De acordo com a líder parlamentar do PAN, Inês Sousa Real, também “não existe outra alternativa” a não ser aprovar o estado de emergência, dado o número cada vez maior de óbitos e de contágios associados ao SARS-CoV-2, mas, “é tempo de o Governo não ficar fechado na sala do Conselho de Ministros e saber ouvir as outras forças políticas, a ampla comunidade científica”, para “dar resposta às carências reais na vida das pessoas, das empresas e das organizações não-governamentais”.

Se CDS e PAN consideraram que a situação epidemiológica do país justificava a aprovação do diploma, o líder da bancada parlamentar comunista, João Oliveira, considerou que “a gravidade da situação”, que é “evidente e inegável”, obrigou à repetição do voto em sentido contrário.

O deputado recusou paralelismos com o confinamento que ocorreu em março do ano passado, já que “a situação nacional” que o país está a viver e “a realidade a que essas medidas restritivas vão aplicar-se são muito mais difíceis do que eram” há cerca de um ano, e os “seus impactos tenderão a ser muito mais grave s e complexos” nos planos económico, social e sanitário.

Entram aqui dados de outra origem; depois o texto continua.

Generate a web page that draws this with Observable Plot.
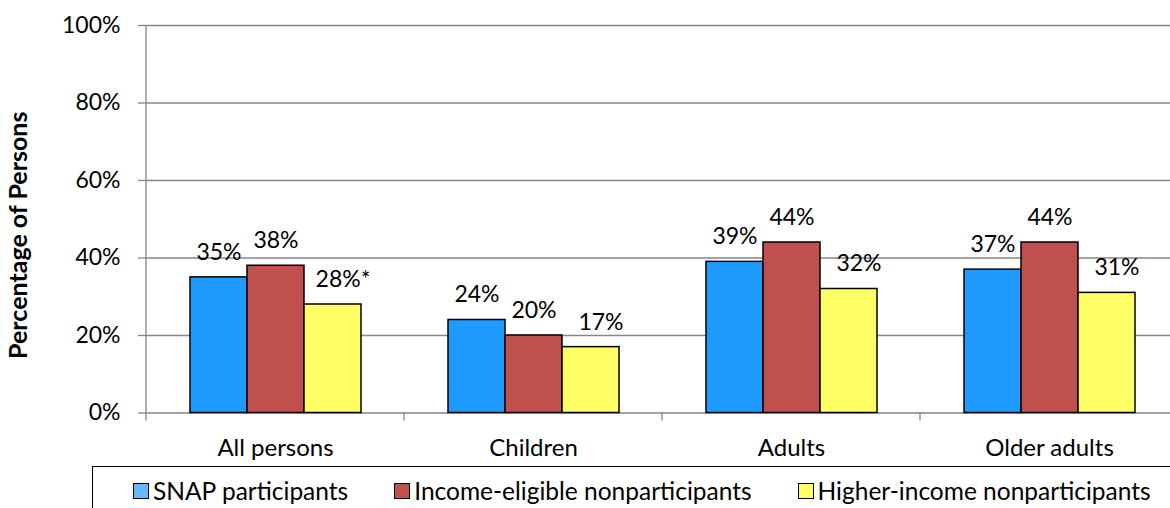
<!DOCTYPE html>
<html>
<head>
<meta charset="utf-8">
<script src="https://cdn.jsdelivr.net/npm/d3@7"></script>
<script src="https://cdn.jsdelivr.net/npm/@observablehq/plot@0.6"></script>
<style>
  html, body { margin: 0; padding: 0; background: #fff; }
  body { width: 1170px; height: 508px; overflow: hidden; font-family: Lato, "Open Sans", sans-serif; }
  #chart svg { display: block; }
  #legend {
    margin-left: 92px; width: 1120px; height: 60px; box-sizing: border-box;
    border-top: 1.5px solid #000; border-left: 1.5px solid #000;
    display: flex; align-items: flex-start; padding-left: 40px; padding-top: 9px;
    font-size: 24.5px; color: #000; white-space: nowrap;
  }
  .item { display: flex; align-items: center; margin-right: 46px; }
  .swatch { width: 14px; height: 14px; border: 1.5px solid #000; margin-right: 4px; }
</style>
</head>
<body>
<div id="chart"></div>
<div id="legend"></div>
<script>
// Age groups shown along the x axis
const categories = ["All persons", "Children", "Adults", "Older adults"];
// Population groups, one bar each per age group
const seriesNames = ["SNAP participants", "Income-eligible nonparticipants", "Higher-income nonparticipants"];
// Percentage of persons in each group (%)
const snapParticipants = [35, 24, 39, 37];
const incomeEligible = [38, 20, 44, 44];
const higherIncome = [28, 17, 32, 31];
// Significance markers appended to the higher-income labels
const higherIncomeNotes = ["*", "", "", ""];
// Y axis ticks (%)
const yTicks = [0, 20, 40, 60, 80, 100];

const barColors = ["#1F9BFF", "#C0504D", "#FFFF66"];
const swatchColors = ["#66B9FF", "#C0504D", "#FFFF66"];

const seriesValues = [snapParticipants, incomeEligible, higherIncome];
const rows = categories.flatMap((category, i) =>
  seriesNames.map((series, s) => ({
    category,
    series,
    value: seriesValues[s][i],
    note: s === 2 ? higherIncomeNotes[i] : ""
  }))
);

const labelText = d => `${d.value}%${d.note}`;
const gray = "#868686";

const chart = Plot.plot({
  width: 1170,
  height: 466,
  marginLeft: 146,
  marginRight: -8,
  marginTop: 25,
  marginBottom: 53.5,
  style: { fontFamily: "Lato, 'Open Sans', sans-serif", fontSize: "23px", color: "#000", background: "#fff" },
  fx: { domain: categories, padding: 0, label: null },
  x: { domain: seriesNames, paddingInner: 0, paddingOuter: 0.75, axis: null },
  y: { domain: [0, 100], label: null },
  color: { domain: seriesNames, range: barColors },
  marks: [
    Plot.gridY(yTicks.filter(t => t > 0), { stroke: gray, strokeOpacity: 1, strokeWidth: 1.3 }),
    Plot.ruleY([0], { stroke: gray, strokeWidth: 1.3 }),
    Plot.axisY({
      ticks: yTicks, tickFormat: d => `${d}%`, tickSize: 8, tickPadding: 18,
      stroke: gray, strokeWidth: 1.3, fill: "#000", fontSize: 23, label: null
    }),
    Plot.axisFx({ anchor: "bottom", tickSize: 0, tickPadding: 26, label: null, fontSize: 24, fill: "#000" }),
    Plot.barY(rows, {
      fx: "category", x: "series", y: "value", fill: "series",
      stroke: "#000", strokeWidth: 1.5
    }),
    Plot.text(rows.filter(d => d.series !== seriesNames[2]), {
      fx: "category", x: "series", y: "value", text: labelText,
      dy: -25, fontSize: 23, fill: "#000"
    }),
    Plot.text(rows.filter(d => d.series === seriesNames[2]), {
      fx: "category", x: "series", y: "value", text: labelText,
      dy: -25, dx: 10, fontSize: 23, fill: "#000"
    }),
    Plot.text(["Percentage of Persons"], {
      facet: "super", frameAnchor: "left", textAnchor: "middle", rotate: -90, dx: -128, dy: 16,
      fontWeight: "bold", fontSize: 25, fill: "#000"
    })
  ]
});

// Vertical axis line and category divider ticks, placed from the chart's scales
const fx = chart.scale("fx");
const y = chart.scale("y");
const svg = d3.select(chart);
const x0 = fx.range[0];
const yBase = y.apply(0);
const yTop = y.apply(100);
const tickLen = 8;
const deco = svg.append("g").attr("stroke", gray).attr("stroke-width", 1.3);
deco.append("line").attr("x1", x0).attr("x2", x0).attr("y1", yTop).attr("y2", yBase + tickLen);
categories.forEach((c, i) => {
  const xb = x0 + (i + 1) * fx.step;
  deco.append("line").attr("x1", xb).attr("x2", xb).attr("y1", yBase).attr("y2", yBase + tickLen);
});

document.getElementById("chart").appendChild(chart);

// Legend under the chart
const legend = d3.select("#legend");
seriesNames.forEach((name, i) => {
  const item = legend.append("div").attr("class", "item");
  item.append("div").attr("class", "swatch").style("background", swatchColors[i]);
  item.append("span").text(name);
});
</script>
</body>
</html>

Por isso, o comunista voltou a reivindicar o investimento no Serviço Nacional de Saúde e medidas para precaver a perda de rendimentos e de postos de trabalho: “Todas essas medidas urgentes não resultam, nem dependem da declaração do estado de emergência e poderão mesmo ficar esquecidas ou secundarizadas com a opção do agravamento das restrições.”

Pelo PEV, Mariana Silva considerou que o Governo o estado de emergência “tantas vezes declarado não era necessário para que os portugueses se sentissem alerta e cumprissem as medidas de proteção”.

A deputada alertou também para a necessidade de garantir apoio no pagamento da fatura da eletricidade na mesma altura em que o país “está a ser invadido por uma vaga de frio”.

O deputado único do Chega e presidente do partido, André Ventura, que considerou que o Governo continua a “olhar para o lado perante uma tragédia” que vai “entrando pela porta dentro”.

“Nós estamos em guerra [contra a pandemia] e os socialistas nunca souberam sequer gerir uma crise, quanto mais uma guerra”, completou, acrescentando “que Deus permita que rapidamente a direita volte ao poder”.

O deputado único da IL, João Cotrim de Figueiredo, considerou que “não houve competência na estratégia, consistência nos dados, cuidado na preparação, nem clareza na comunicação, houve propaganda, descoordenação e erros de casting”.

Por seu turno, a deputada não inscrita Cristina Rodrigues apelou aos portugueses “que não se deixem vencer pelo cansaço” e “não baixem os braços”.

Joacine Katar Moreira defendeu que a “medida mais relevante” para combater a pandemia é o aumento do salário mínimo nacional para os 900 euros.